Ember helping me study

I decided a year and a half ago to go back to college. I was prompted by a need with The Brave and Unbroken Project for a mental health professional. I had no idea the fulfillment and passion it would unlock inside of me. My intention is still to work with survivors of childhood sexual abuse. However, I feel the calling inside of me to work with other minority communities as well. I would love to work with the LGBTQIA+ community, especially transgender people. I also feel drawn to racial healing and racial trauma victims. I still have a couple of years to keep thinking, I wish I could do it all!

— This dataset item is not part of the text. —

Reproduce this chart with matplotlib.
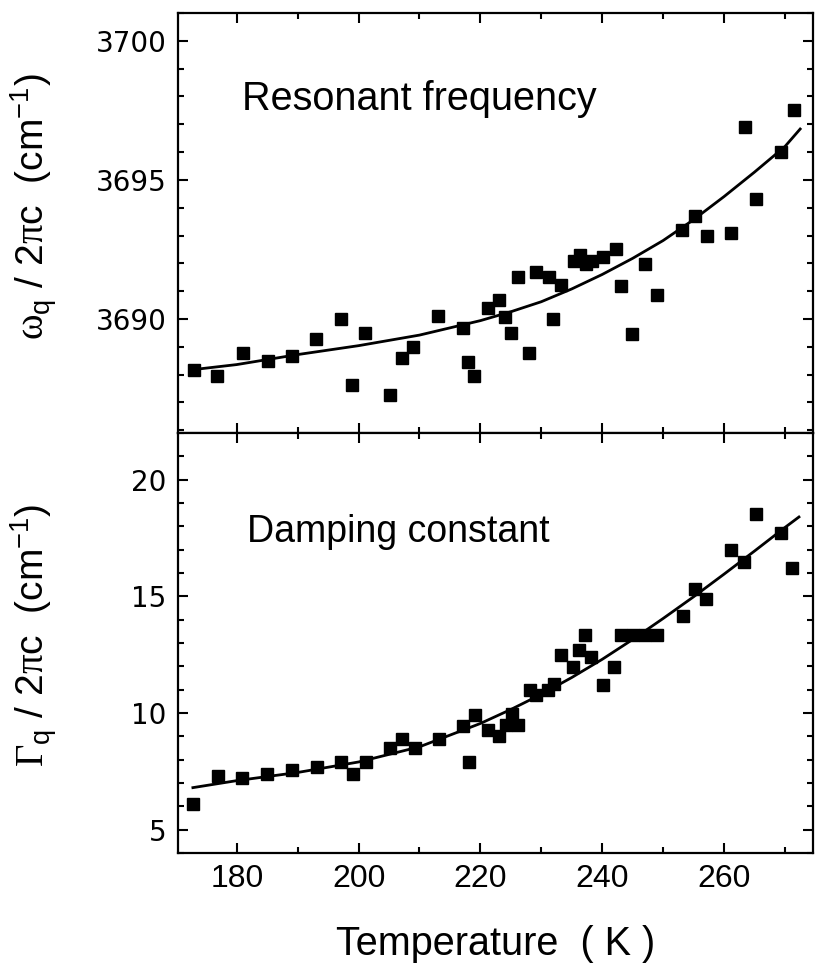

I was very thankful today for my own therapist. He made the time today to check in with me because it is my parents’ wedding anniversary. It is also the day 22 years ago we held my Mom’s funeral. She passes 10 months after my Dad yet they never spent an anniversary apart. From the beginning of August (my Dad’s birthday) to mid December (my Mom’s birthday) traditionally has been a difficult time for me. They both passed away between those dates as well. I have learned to celebrate them when I start feeling the depression creep in. To honor what they taught me. That it is ok to feel my emotions around losing them when I was so young. However, I can’t set up residency within the depression and allow it to control me.